_Task instructions_
Exact reproduction of the data is required, with images excluded.

———

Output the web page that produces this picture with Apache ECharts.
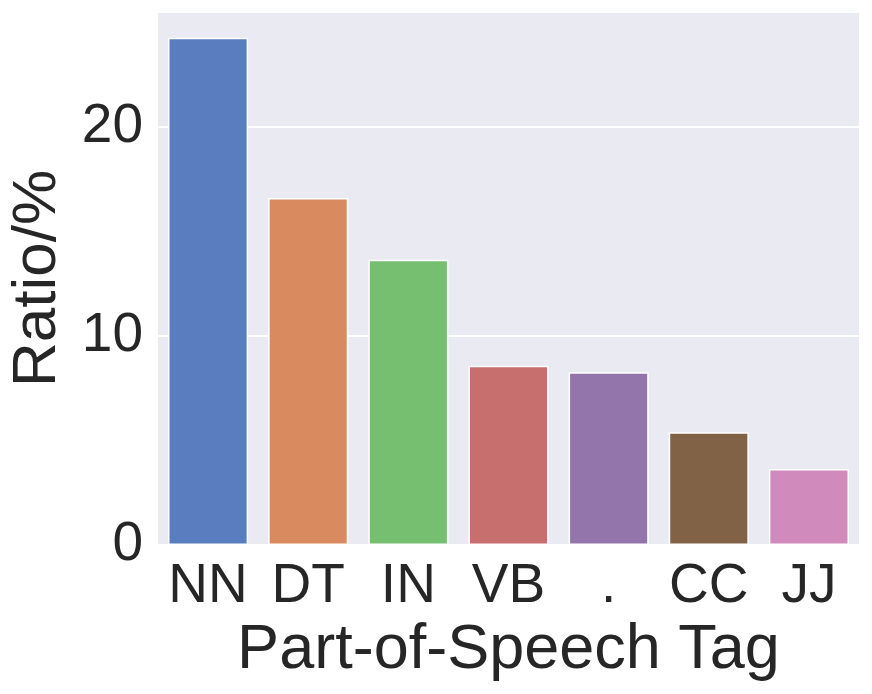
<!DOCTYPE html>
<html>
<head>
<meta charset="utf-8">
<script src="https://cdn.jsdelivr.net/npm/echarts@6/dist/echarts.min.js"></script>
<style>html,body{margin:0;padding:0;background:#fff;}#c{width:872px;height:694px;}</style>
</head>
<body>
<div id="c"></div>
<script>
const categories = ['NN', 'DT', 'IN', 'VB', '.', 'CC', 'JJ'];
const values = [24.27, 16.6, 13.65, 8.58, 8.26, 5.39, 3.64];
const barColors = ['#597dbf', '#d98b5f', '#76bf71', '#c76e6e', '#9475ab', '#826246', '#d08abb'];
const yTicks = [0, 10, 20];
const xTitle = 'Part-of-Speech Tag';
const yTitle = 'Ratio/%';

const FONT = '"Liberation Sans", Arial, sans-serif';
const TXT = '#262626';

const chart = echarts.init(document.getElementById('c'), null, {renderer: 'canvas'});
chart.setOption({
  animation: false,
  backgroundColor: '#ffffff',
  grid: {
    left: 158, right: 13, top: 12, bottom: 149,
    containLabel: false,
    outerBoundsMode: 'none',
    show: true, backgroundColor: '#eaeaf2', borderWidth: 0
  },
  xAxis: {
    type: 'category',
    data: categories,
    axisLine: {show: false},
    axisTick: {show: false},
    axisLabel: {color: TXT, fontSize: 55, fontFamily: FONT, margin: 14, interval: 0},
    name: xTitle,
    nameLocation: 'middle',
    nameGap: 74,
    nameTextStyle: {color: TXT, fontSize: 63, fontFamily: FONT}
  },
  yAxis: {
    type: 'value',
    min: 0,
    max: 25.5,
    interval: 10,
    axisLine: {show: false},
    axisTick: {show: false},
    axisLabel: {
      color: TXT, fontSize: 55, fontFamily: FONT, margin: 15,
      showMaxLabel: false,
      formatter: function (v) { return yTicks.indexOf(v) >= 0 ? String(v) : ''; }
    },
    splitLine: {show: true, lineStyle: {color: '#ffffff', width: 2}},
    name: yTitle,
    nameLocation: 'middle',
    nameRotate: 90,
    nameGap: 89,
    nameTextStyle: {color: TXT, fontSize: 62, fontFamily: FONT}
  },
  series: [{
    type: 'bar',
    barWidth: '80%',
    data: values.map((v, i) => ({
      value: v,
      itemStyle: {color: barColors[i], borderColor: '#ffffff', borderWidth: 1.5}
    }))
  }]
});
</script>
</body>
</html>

———

_Task solution_
Output the web page that produces this picture with Apache ECharts.
<!DOCTYPE html>
<html>
<head>
<meta charset="utf-8">
<script src="https://cdn.jsdelivr.net/npm/echarts@6/dist/echarts.min.js"></script>
<style>html,body{margin:0;padding:0;background:#fff;}#c{width:872px;height:694px;}</style>
</head>
<body>
<div id="c"></div>
<script>
const categories = ['NN', 'DT', 'IN', 'VB', '.', 'CC', 'JJ'];
const values = [24.27, 16.6, 13.65, 8.58, 8.26, 5.39, 3.64];
const barColors = ['#597dbf', '#d98b5f', '#76bf71', '#c76e6e', '#9475ab', '#826246', '#d08abb'];
const yTicks = [0, 10, 20];
const xTitle = 'Part-of-Speech Tag';
const yTitle = 'Ratio/%';

const FONT = '"Liberation Sans", Arial, sans-serif';
const TXT = '#262626';

const chart = echarts.init(document.getElementById('c'), null, {renderer: 'canvas'});
chart.setOption({
  animation: false,
  backgroundColor: '#ffffff',
  grid: {
    left: 158, right: 13, top: 12, bottom: 149,
    containLabel: false,
    outerBoundsMode: 'none',
    show: true, backgroundColor: '#eaeaf2', borderWidth: 0
  },
  xAxis: {
    type: 'category',
    data: categories,
    axisLine: {show: false},
    axisTick: {show: false},
    axisLabel: {color: TXT, fontSize: 55, fontFamily: FONT, margin: 14, interval: 0},
    name: xTitle,
    nameLocation: 'middle',
    nameGap: 74,
    nameTextStyle: {color: TXT, fontSize: 63, fontFamily: FONT}
  },
  yAxis: {
    type: 'value',
    min: 0,
    max: 25.5,
    interval: 10,
    axisLine: {show: false},
    axisTick: {show: false},
    axisLabel: {
      color: TXT, fontSize: 55, fontFamily: FONT, margin: 15,
      showMaxLabel: false,
      formatter: function (v) { return yTicks.indexOf(v) >= 0 ? String(v) : ''; }
    },
    splitLine: {show: true, lineStyle: {color: '#ffffff', width: 2}},
    name: yTitle,
    nameLocation: 'middle',
    nameRotate: 90,
    nameGap: 89,
    nameTextStyle: {color: TXT, fontSize: 62, fontFamily: FONT}
  },
  series: [{
    type: 'bar',
    barWidth: '80%',
    data: values.map((v, i) => ({
      value: v,
      itemStyle: {color: barColors[i], borderColor: '#ffffff', borderWidth: 1.5}
    }))
  }]
});
</script>
</body>
</html>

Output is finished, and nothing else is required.